2021 in Review, Part 1: Research Projects at MIT CSAIL

It’s time again for an annual recap post. This is a chance for me to reflect on what I did and learned over the past year, and share some of the key results and lessons learned with you!

My biggest highlight of 2021 is that halfway through the year (in July) I left my software engineer position at MIT CSAIL for another software engineer position at Boston Dynamics. Let me first express my complete disbelief that I’ve had the privilege to be part of both of these organizations, each of which is its own distinguished force in the world of robotics.

In last year’s recap post, I spoke about my home service robotics work with the Toyota HSR, which was almost all I worked on in 2020. However, that project actually ended in early 2021, so my boss at the time (Professor Nick Roy) was kind enough to transition me into a role where I could provide support in getting results for papers and/or collaborative experiments — or as he referred to it, “Special Forces”. This was a really cool opportunity in that, besides having my own software engineering project, I also got to collaborate with researchers within MIT and with other universities and organizations.

This part will skim through a few collaborative projects I got to take part in at MIT while also doing my main home service project, fully acknowledging that each project could easily have its own dedicated blog post. In the next post, I will discuss the second half of the year and my experience so far at Boston Dynamics.

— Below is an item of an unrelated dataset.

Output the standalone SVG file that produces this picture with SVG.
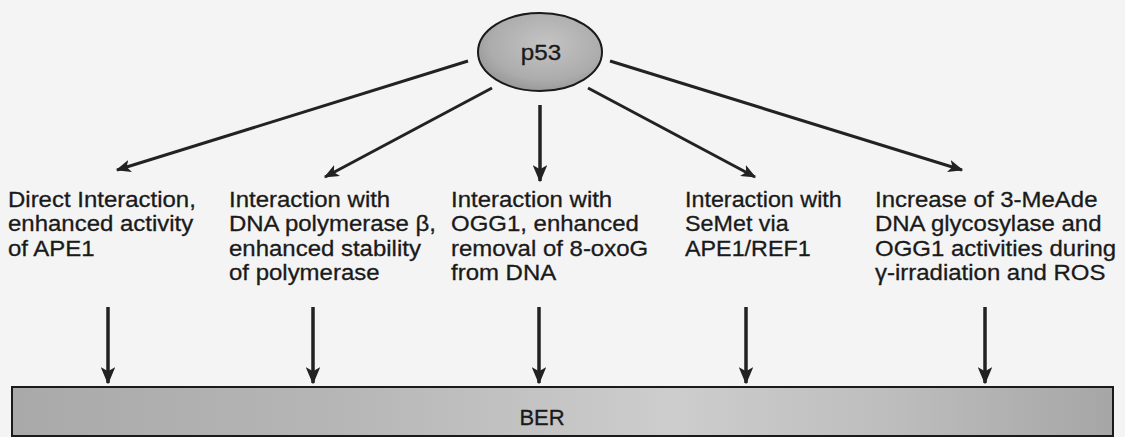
<svg xmlns="http://www.w3.org/2000/svg" width="1125" height="437" viewBox="0 0 1125 437">
<defs>
<style>
.t{font-family:"Liberation Sans",Arial,Helvetica,sans-serif;font-size:22px;fill:#1a1a1a;stroke:#1a1a1a;stroke-width:0.3;}
.c{stroke:#222;stroke-width:3;fill:none;}
.v{stroke-width:3.5;}
</style>
<marker id="ah" viewBox="0 0 12 10" refX="11" refY="5" markerWidth="5" markerHeight="4.2" orient="auto" markerUnits="strokeWidth">
<path d="M0,0 L12,5 L0,10 L3,5 Z" fill="#222"/>
</marker>
<radialGradient id="eg" cx="0.55" cy="0.4" r="0.65">
<stop offset="0" stop-color="#c4c4c4"/>
<stop offset="0.7" stop-color="#acacac"/>
<stop offset="1" stop-color="#949494"/>
</radialGradient>
<linearGradient id="bg" x1="0" y1="0" x2="1" y2="0">
<stop offset="0" stop-color="#a9a9a9"/>
<stop offset="0.3" stop-color="#b6b6b6"/>
<stop offset="0.6" stop-color="#cdcdcd"/>
<stop offset="0.8" stop-color="#bdbdbd"/>
<stop offset="1" stop-color="#a6a6a6"/>
</linearGradient>
</defs>
<rect width="1125" height="437" fill="#f4f4f4"/>

<g id="connectors">
<line class="c" x1="468" y1="61" x2="117" y2="170" marker-end="url(#ah)"/>
<line class="c" x1="492" y1="88" x2="325" y2="177" marker-end="url(#ah)"/>
<line class="c v" x1="540" y1="105" x2="540" y2="181" marker-end="url(#ah)"/>
<line class="c" x1="588" y1="88" x2="755" y2="177" marker-end="url(#ah)"/>
<line class="c" x1="610" y1="61" x2="962" y2="170" marker-end="url(#ah)"/>
<line class="c v" x1="108" y1="307" x2="108" y2="383" marker-end="url(#ah)"/>
<line class="c v" x1="313" y1="307" x2="313" y2="383" marker-end="url(#ah)"/>
<line class="c v" x1="539" y1="307" x2="539" y2="383" marker-end="url(#ah)"/>
<line class="c v" x1="746" y1="307" x2="746" y2="383" marker-end="url(#ah)"/>
<line class="c v" x1="985" y1="307" x2="985" y2="383" marker-end="url(#ah)"/>
</g>

<g id="p53">
<ellipse cx="540" cy="52" rx="62" ry="39" fill="url(#eg)" stroke="#1a1a1a" stroke-width="2"/>
<text class="t" x="0" y="0" text-anchor="middle" font-size="24" transform="translate(541,60) scale(1.1,1)">p53</text>
</g>

<g id="n1">
<text class="t" transform="translate(8,207) scale(1.09,1)"><tspan x="0" y="0">Direct Interaction,</tspan><tspan x="0" y="24.5">enhanced activity</tspan><tspan x="0" y="49">of APE1</tspan></text>
</g>
<g id="n2">
<text class="t" transform="translate(229,207) scale(1.09,1)"><tspan x="0" y="0">Interaction with</tspan><tspan x="0" y="24.5">DNA polymerase β,</tspan><tspan x="0" y="49">enhanced stability</tspan><tspan x="0" y="73.5">of polymerase</tspan></text>
</g>
<g id="n3">
<text class="t" transform="translate(451,207) scale(1.09,1)"><tspan x="0" y="0">Interaction with</tspan><tspan x="0" y="24.5">OGG1, enhanced</tspan><tspan x="0" y="49">removal of 8-oxoG</tspan><tspan x="0" y="73.5">from DNA</tspan></text>
</g>
<g id="n4">
<text class="t" transform="translate(685,207) scale(1.06,1)"><tspan x="0" y="0">Interaction with</tspan><tspan x="0" y="24.5">SeMet via</tspan><tspan x="0" y="49">APE1/REF1</tspan></text>
</g>
<g id="n5">
<text class="t" transform="translate(875,207) scale(1.09,1)"><tspan x="0" y="0">Increase of 3-MeAde</tspan><tspan x="0" y="24.5">DNA glycosylase and</tspan><tspan x="0" y="49">OGG1 activities during</tspan><tspan x="0" y="73.5">γ-irradiation and ROS</tspan></text>
</g>

<g id="ber">
<rect x="12" y="387" width="1101" height="49" fill="url(#bg)" stroke="#1a1a1a" stroke-width="2"/>
<text class="t" x="542" y="425" text-anchor="middle" font-size="25">BER</text>
</g>
</svg>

Learning and Planning for Temporally Extended Tasks in Unknown Environments

The bulk of this work was actually done in 2020, but the paper wasn’t officially accepted until 2021. This was a continuation of the Learned Subgoal Planning work done by my then colleagues Greg Stein* and Chris Bradley, under the supervision of Professor Nick Roy. The extension that led to this publication additionally brought in my former advisor at Cornell, Professor Hadas Kress-Gazit, and her student Adam Pacheck. It was so cool getting to work with my advisor again after so many years.

* I should now say, Professor Gregory J Stein 🙂

In the Learned Subgoal Planning paper, Greg and Chris came up with a way to bake learning from experience into decision-making for goal-directed navigation in partially revealed environments. As an example, suppose a robot is navigating down a hallway and sees a door to its left, but does not know how the world looks beyond either of these “subgoals”. With no additional knowledge, it is impossible to decide whether driving through the door or continuing down the hallway is the best way to get to a goal location. However, suppose the robot has encountered similar decisions in the past, and had a camera to capture how these subgoals looked prior to choosing a subgoal and revealing more of its environment. This led to a learning-based approach that could use visual input from novel scenes and estimate the cost (or distance to the goal) of choosing one subgoal over the other.

Overview of Learned Subgoal Planning [source].

Then, the Cornell collaboration came into the picture. Instead of the (relatively) simple task of navigating towards a goal, could we use the same learned subgoal planning approach for more complex tasks? Professor Kress-Gazit is known for her work in formal verification and planning from Linear Temporal Logic (LTL) specifications, as evidenced by her group’s name, Verifiable Robotics Research Group. So what if instead of learning how “good” a subgoal is at getting us closer to a goal, we can do the same for how a subgoal might help us progress in fulfilling a task specification using LTL?

Overview of subgoal planning in the context of meeting a firefighting task specification given in LTL [source].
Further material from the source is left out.